Upstarts and iconoclasts bring new ideas, new values, and new approaches into play. They compel incumbents to evolve and grow. As G.K. Chesterton wrote in Orthodoxy, "Tradition means giving votes to the most obscure of all classes, our ancestors. It is the democracy of the dead."
Ethical and responsible disobedience helps create democracy for the living, and even more importantly, for future generations. It inoculates the polis against complacence, rent-seeking, and all forms of incumbentism. It keeps our culture dynamic and adaptive.
That’s why it’s so important to encourage and formally recognize it. While it may seem counterintuitive to host a prize honoring disobedience at one of the country’s most venerable institutions, the MIT Media Lab is actually the perfect home for the Disobedience Award. Combining academic rigor with applied research, the Lab’s multi-disciplinary staff and students experiment with new technologies and unconventional approaches in pursuit of paradigm-shifting tools and applications that can have significant impact.
It’s an institution that prioritizes methodical but untethered experimentation, where researchers with widely varying areas of expertise are encouraged to collaborate and improvise in ways that become not just multi-disciplinary but antidisciplinary – disobedient.
The Disobedience Award, in turn, embodies and extends these values in a global way. In America and all over the world, in the realms of science, politics, business, and culture, there are traditions, orthodoxies, and incumbents that should be challenged. And the people and organizations willing to take on that risk in the pursuit of progress deserve recognition and support.

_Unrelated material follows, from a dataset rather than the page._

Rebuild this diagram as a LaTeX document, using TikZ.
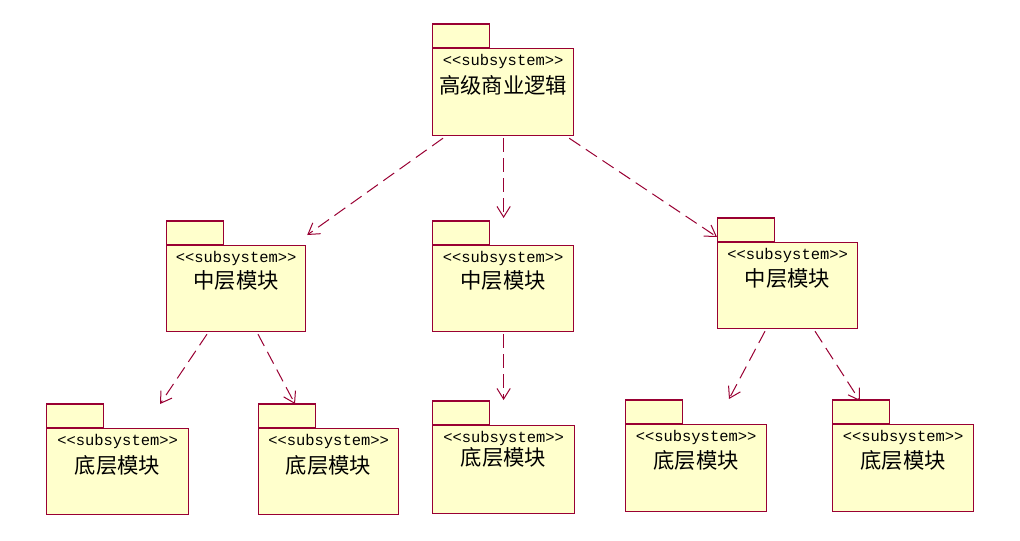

This first iteration of the Disobedience Award is an experiment itself. If it goes well, both in terms of the selection process and the impact the prize has, our goal is to repeat it. In time, I can imagine the Disobedience Award expanding so that each year, there might be one for science, one for politics, one for the arts, etc.
Similarly, the Award could broaden to include collaborations with more universities. It offers a focused but effective way for institutions to reinforce their own internal commitment to and capacity for principled disobedience while simultaneously providing a way to promote this value in the wider world.
Or perhaps it will evolve in some entirely different way.
I’m supporting this effort in part because Joi himself embodies the values the Disobedience Award is designed to promote. A two-time college dropout who never stopped being a student and now leads a research lab at one of the world’s leading universities, Joi has successfully challenged conventions as an entrepreneur and investor, an activist, and an educator. Over the arc of his career, his own thoughtful and systematic cultivation of a disobedient mindset has consistently helped him identify new opportunities to make the world we live in more democratic, more just, and more prosperous for us all.
With the Disobedience Award under Joi’s stewardship, I expect that we will be surprised, challenged, and inspired, and that we will learn something useful.
Nominations close May 1. While some freethinkers may see this as an opportunity to break the rules and submit nominations after that date, such tactics will prove fruitless. The goal here isn’t to honor arbitrary or merely clever acts of disobedience, or disobedience as a cover for unpreparedness. The goal is to honor disobedience within a larger framework of principled engagement, disobedience that is deployed ethically and strategically in pursuit of a greater social good. Thus, the May 1 deadline will be strictly enforced!